Effects of Mixture Design Parameters on the Mechanical Behavior of High-Performance Fiber-Reinforced Concretes

ERDEM T. K. , DEMİRHAN S., Yildirim G., Banyhussan Q. S. , Sahin O., Balav M. H. , ...Daha Fazla

JOURNAL OF MATERIALS IN CIVIL ENGINEERING, cilt.32, 2020 (SCI İndekslerine Giren Dergi) identifier identifier


The main purpose of this research is to assess the influence of different design parameters on the mechanical performance of high-performance fiber-reinforced concrete (HPFRC) mixtures. Special attention is also paid to achieving deflection-hardening behavior in the presence of a large amount of coarse aggregates. Different mixture design parameters were the initial curing ages (3, 7, 28, and 90 days), ratios of Class F fly ash (FA) to portland cement (PC) (0.0, 0.2, and 0.4), addition/type of nanomaterials [nanosilica (NS), nanoalumina (NA), and nanocalcite (NC)], and combinations of fibers [polyvinyl-alcohol + steel (P, S) or brass-coated microsteel + steel (B, S)]. The experimental program included the evaluation of compressive strength, flexural strength, and midspan deflection results in addition to test parameters recorded under biaxial flexural loading via a series of square panel tests, including peak load and energy absorption capacities. Test results revealed that deflection-hardening response coupled with multiple microcracks can be obtained when large amounts of coarse aggregates are available for all HPFRC mixtures. As expected, experimental results change depending on the different curing ages and FA/PC ratios. The most distinctive parameters affecting the results are addition/type of nanomaterials and the presence of different fiber combinations.
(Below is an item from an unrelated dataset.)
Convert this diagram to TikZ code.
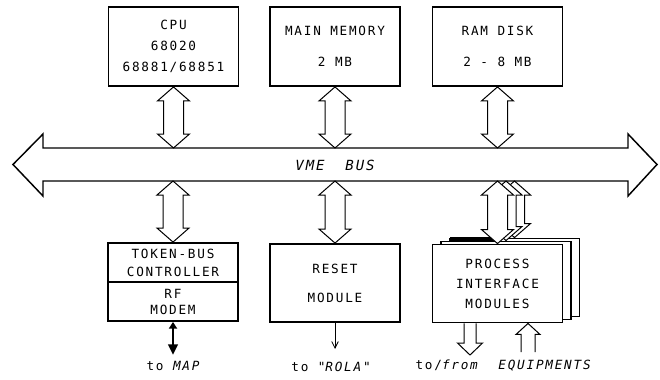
\documentclass[tikz,border=0pt]{standalone}
\usepackage{fontspec}
\newfontfamily\plotfont[LetterSpace=14]{DejaVu Sans Mono}
\usetikzlibrary{arrows.meta,calc}
\tikzset{
  box/.style={draw, line width=1.4pt, fill=white, minimum width=97.5pt, inner sep=0pt,
    align=center, font=\plotfont\fontsize{9.5pt}{#1}\selectfont},
  box/.default=12pt,
  fatarrow/.style={draw, line width=0.75pt, fill=white, line join=miter},
  lbl/.style={font=\plotfont\fontsize{9.5pt}{11pt}\selectfont, inner sep=0pt},
  busline/.style={draw, line width=1.1pt, fill=white, line join=miter},
}
% double-headed fat vertical arrow, tips at #1 (upper) and #2 (lower)
\newcommand\fatdbl[2]{%
  \path[fatarrow] let \p1=(#1),\p2=(#2) in
    (\x1-7.5pt,\y1-10.5pt) -- (\x1-12pt,\y1-10.5pt) -- (\x1,\y1) -- (\x1+12pt,\y1-10.5pt)
    -- (\x1+7.5pt,\y1-10.5pt) -- (\x1+7.5pt,\y2+10.5pt) -- (\x1+12pt,\y2+10.5pt)
    -- (\x1,\y2) -- (\x1-12pt,\y2+10.5pt) -- (\x1-7.5pt,\y2+10.5pt) -- cycle;}
% single fat arrow pointing down: tail #1, tip #2
\newcommand\fatdown[2]{%
  \path[fatarrow] let \p1=(#1),\p2=(#2) in
    (\x2-4.5pt,\y1) -- (\x2-4.5pt,\y2+9pt) -- (\x2-9.4pt,\y2+9pt) -- (\x2,\y2)
    -- (\x2+9.4pt,\y2+9pt) -- (\x2+4.5pt,\y2+9pt) -- (\x2+4.5pt,\y1);}
% single fat arrow pointing up: tail #1, tip #2
\newcommand\fatup[2]{%
  \path[fatarrow] let \p1=(#1),\p2=(#2) in
    (\x2-5.25pt,\y1) -- (\x2-5.25pt,\y2-8.25pt) -- (\x2-9pt,\y2-8.25pt) -- (\x2,\y2)
    -- (\x2+9pt,\y2-8.25pt) -- (\x2+5.25pt,\y2-8.25pt) -- (\x2+5.25pt,\y1);}
\begin{document}
\begin{tikzpicture}[x=0.75pt,y=-0.75pt]
\useasboundingbox (0,0) rectangle (660,379);
% VME bus
\path[busline] (13,164.5) -- (43,134) -- (43,148) -- (628,148) -- (628,134) -- (657,164.5)
  -- (628,196) -- (628,181) -- (43,181) -- (43,196) -- cycle;
\coordinate (bustop) at (0,148);
\coordinate (busbot) at (0,181);
\node[lbl, font=\plotfont\fontsize{10.5pt}{12pt}\selectfont] (busname) at (335,165) {\itshape VME\ \ BUS};
% top row
\node[box=15.75pt, minimum height=59.25pt] (cpu) at (173.5,46.5) {CPU\\68020\\68881/68851};
\node[box=23.25pt, minimum height=59.25pt] (mem) at (335,46.5) {MAIN MEMORY\\2 MB};
\node[box=23.25pt, minimum height=59.25pt] (ram) at (497.5,46.5) {RAM DISK\\2 - 8 MB};
\fatdbl{cpu.south}{cpu.south |- bustop}
\fatdbl{mem.south}{mem.south |- bustop}
\fatdbl{ram.south}{ram.south |- bustop}
% bottom row
\node[box=13.5pt, minimum height=29.25pt] (tbc) at (173,262.5) {TOKEN-BUS\\CONTROLLER};
\node[box=12pt, minimum height=29.25pt] (rfm) at (173,301.5) {RF\\MODEM};
\node[box=21.75pt, minimum height=58.5pt] (rst) at (335,283) {RESET\\MODULE};
\fatdbl{tbc.north |- busbot}{tbc.north}
\fatdbl{rst.north |- busbot}{rst.north}
% stacked process interface modules
\node[box, minimum height=58.5pt] (pim3) at (514.5,277.5) {};
\fatdbl{pim3.north |- busbot}{pim3.north}
\node[box, minimum height=58.5pt] (pim2) at (506,280.5) {};
\draw[line width=3.2pt] ($(pim2.north west)+(10,-1.5)$) -- ($(pim2.north)+(-10,-1.5)$);
\fatdbl{pim2.north |- busbot}{pim2.north}
\node[box=15pt, minimum height=58.5pt] (pim) at (497.5,283.5) {PROCESS\\INTERFACE\\MODULES};
\fatdbl{pim.north |- busbot}{pim.north}
% outputs
\coordinate (mapend) at (173,355);
\draw[line width=2.2pt, {Triangle[length=5pt,width=6pt]}-{Triangle[length=8pt,width=7pt]}]
  (rfm.south) -- (mapend);
\node[lbl] (tomap) at (173,366) {to \itshape MAP};
\coordinate (rolaend) at (335,349);
\draw[line width=0.6pt, -{Straight Barb[length=5pt,width=5pt]}] (rst.south) -- (rolaend);
\node[lbl] (torola) at (331,367) {to "\textit{ROLA}"};
\coordinate (eqout) at (470,355);
\coordinate (eqin) at (528,352);
\fatdown{pim.south -| eqout}{eqout}
\fatup{eqin}{pim.south -| eqin}
\node[lbl] (toeq) at (504,366) {to/\textit{from}\ \ \textit{EQUIPMENTS}};
\end{tikzpicture}
\end{document}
In the presence of nanomaterials, all results from the different tests improved, especially for NA and NS inclusions. With slight concessions in flexural deflection results, B fiber is shown to be a successful candidate to fully replace costly P fibers because most properties of B, S fiber-reinforced HPFRC mixtures outperformed those with P, S fibers, both under four-point bending and biaxial flexural loading.